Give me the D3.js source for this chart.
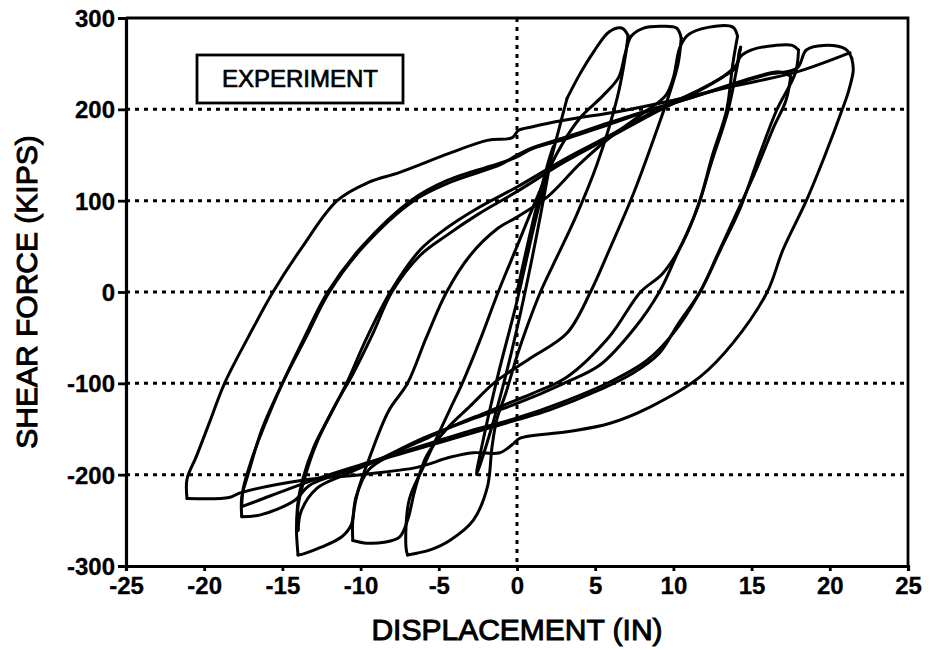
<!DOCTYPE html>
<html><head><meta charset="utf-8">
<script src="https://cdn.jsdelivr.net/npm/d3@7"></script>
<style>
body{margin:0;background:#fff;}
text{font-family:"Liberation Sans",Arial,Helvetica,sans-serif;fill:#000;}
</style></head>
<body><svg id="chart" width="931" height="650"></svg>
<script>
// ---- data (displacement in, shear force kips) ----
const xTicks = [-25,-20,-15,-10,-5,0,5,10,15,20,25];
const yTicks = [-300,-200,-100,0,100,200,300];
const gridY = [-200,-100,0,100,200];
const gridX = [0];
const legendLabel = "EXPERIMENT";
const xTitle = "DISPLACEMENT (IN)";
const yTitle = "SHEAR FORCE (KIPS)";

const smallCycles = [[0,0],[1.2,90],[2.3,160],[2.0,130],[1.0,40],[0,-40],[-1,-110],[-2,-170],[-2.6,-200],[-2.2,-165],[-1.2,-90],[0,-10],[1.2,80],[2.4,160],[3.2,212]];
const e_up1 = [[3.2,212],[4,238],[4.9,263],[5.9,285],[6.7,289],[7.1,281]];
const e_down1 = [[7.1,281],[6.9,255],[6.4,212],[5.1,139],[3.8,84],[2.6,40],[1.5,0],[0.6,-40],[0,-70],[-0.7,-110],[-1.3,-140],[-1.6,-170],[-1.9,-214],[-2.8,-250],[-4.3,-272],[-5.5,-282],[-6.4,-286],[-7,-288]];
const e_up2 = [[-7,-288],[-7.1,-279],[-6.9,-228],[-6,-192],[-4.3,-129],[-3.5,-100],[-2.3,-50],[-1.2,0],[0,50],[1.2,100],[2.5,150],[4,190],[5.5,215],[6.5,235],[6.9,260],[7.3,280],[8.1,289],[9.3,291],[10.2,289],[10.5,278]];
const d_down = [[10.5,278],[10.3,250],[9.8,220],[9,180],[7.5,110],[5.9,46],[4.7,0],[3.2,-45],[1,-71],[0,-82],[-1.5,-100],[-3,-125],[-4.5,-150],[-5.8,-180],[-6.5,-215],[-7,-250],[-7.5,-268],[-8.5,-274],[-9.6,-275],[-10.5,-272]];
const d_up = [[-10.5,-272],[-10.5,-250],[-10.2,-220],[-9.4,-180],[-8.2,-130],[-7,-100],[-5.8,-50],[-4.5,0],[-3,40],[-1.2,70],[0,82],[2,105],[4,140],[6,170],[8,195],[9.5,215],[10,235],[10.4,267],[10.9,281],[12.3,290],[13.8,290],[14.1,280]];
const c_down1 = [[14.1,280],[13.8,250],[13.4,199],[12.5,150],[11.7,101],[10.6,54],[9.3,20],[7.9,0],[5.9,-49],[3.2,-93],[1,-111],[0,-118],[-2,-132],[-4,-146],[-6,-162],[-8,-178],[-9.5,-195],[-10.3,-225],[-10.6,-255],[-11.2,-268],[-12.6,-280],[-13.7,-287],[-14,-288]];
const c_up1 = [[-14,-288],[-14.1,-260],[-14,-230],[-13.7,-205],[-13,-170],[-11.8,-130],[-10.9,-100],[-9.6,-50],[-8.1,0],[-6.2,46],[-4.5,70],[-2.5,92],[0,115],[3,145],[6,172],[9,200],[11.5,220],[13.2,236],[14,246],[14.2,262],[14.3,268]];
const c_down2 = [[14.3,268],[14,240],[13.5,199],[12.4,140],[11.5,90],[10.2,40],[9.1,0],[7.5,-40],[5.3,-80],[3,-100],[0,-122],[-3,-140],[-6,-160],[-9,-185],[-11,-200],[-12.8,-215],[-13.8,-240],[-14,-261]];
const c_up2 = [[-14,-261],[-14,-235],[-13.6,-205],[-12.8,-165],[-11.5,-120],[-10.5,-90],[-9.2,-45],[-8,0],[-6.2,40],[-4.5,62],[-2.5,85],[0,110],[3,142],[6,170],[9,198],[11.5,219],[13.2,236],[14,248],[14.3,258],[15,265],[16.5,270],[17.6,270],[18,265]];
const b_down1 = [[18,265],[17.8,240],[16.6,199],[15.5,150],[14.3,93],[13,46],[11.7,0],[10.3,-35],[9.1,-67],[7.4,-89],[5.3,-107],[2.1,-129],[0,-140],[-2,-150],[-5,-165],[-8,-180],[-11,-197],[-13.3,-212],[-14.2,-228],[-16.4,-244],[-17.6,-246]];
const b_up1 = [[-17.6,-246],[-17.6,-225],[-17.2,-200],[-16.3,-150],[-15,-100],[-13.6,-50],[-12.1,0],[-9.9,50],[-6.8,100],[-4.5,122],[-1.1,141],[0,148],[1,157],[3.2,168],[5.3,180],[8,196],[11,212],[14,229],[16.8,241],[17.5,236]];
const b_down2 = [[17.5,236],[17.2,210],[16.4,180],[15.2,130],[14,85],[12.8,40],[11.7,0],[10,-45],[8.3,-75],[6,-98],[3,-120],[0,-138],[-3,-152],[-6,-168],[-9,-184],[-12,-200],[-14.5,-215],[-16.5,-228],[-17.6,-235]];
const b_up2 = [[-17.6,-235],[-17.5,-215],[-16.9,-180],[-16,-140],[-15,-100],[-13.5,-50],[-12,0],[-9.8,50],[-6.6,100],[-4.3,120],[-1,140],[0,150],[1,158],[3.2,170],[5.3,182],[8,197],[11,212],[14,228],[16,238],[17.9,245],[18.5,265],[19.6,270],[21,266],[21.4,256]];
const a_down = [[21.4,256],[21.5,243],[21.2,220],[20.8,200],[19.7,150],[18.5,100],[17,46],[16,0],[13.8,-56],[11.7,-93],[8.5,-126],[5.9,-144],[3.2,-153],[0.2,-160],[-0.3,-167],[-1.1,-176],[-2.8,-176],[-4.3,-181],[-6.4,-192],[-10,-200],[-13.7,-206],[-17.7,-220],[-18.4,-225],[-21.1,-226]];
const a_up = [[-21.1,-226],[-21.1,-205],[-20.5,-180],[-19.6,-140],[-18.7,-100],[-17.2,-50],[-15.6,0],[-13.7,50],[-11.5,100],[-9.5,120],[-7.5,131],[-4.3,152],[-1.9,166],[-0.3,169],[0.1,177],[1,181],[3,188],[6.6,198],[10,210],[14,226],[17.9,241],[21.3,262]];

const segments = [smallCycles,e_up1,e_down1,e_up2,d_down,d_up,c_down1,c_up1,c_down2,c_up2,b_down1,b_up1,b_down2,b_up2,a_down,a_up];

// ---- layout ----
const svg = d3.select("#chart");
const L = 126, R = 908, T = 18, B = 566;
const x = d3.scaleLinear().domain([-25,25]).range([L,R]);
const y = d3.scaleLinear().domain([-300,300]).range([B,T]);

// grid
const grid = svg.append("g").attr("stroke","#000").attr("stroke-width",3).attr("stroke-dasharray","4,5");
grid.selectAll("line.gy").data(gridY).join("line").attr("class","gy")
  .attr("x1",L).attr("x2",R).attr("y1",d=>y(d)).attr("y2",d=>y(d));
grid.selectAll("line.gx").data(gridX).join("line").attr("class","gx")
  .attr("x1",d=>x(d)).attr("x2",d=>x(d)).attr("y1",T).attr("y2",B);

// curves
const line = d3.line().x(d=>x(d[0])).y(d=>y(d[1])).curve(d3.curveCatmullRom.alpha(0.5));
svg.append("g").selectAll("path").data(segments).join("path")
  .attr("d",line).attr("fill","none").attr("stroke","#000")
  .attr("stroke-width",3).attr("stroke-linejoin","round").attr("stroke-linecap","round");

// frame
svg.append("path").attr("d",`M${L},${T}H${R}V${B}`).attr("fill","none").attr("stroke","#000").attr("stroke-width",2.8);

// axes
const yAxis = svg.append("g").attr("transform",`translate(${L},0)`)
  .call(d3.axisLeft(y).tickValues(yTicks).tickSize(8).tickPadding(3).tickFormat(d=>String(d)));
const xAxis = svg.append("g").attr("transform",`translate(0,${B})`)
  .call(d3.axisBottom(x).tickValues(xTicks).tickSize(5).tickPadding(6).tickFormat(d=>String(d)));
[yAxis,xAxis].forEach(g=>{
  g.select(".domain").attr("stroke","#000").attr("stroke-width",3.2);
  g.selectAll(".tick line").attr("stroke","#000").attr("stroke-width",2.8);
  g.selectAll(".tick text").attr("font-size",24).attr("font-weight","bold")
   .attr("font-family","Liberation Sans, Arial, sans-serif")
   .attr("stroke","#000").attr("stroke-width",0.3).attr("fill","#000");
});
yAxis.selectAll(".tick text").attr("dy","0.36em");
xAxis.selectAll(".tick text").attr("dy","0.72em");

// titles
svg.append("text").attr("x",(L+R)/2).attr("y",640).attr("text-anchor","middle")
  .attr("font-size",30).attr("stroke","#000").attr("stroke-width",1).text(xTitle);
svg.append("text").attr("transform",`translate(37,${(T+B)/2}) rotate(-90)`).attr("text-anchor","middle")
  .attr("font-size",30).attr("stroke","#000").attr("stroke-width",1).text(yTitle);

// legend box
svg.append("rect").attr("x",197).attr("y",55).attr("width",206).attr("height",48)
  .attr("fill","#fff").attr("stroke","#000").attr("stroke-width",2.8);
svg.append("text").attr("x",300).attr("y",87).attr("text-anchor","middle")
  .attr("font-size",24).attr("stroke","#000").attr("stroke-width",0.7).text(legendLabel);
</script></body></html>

******

> **WRITTEN PROBLEM**
Within the material above, find the lines that contain the word "chart"; copy them.

> **ANSWER TO THIS EXERCISE**
Give me the D3.js source for this chart.
<body><svg id="chart" width="931" height="650"></svg>
const svg = d3.select("#chart");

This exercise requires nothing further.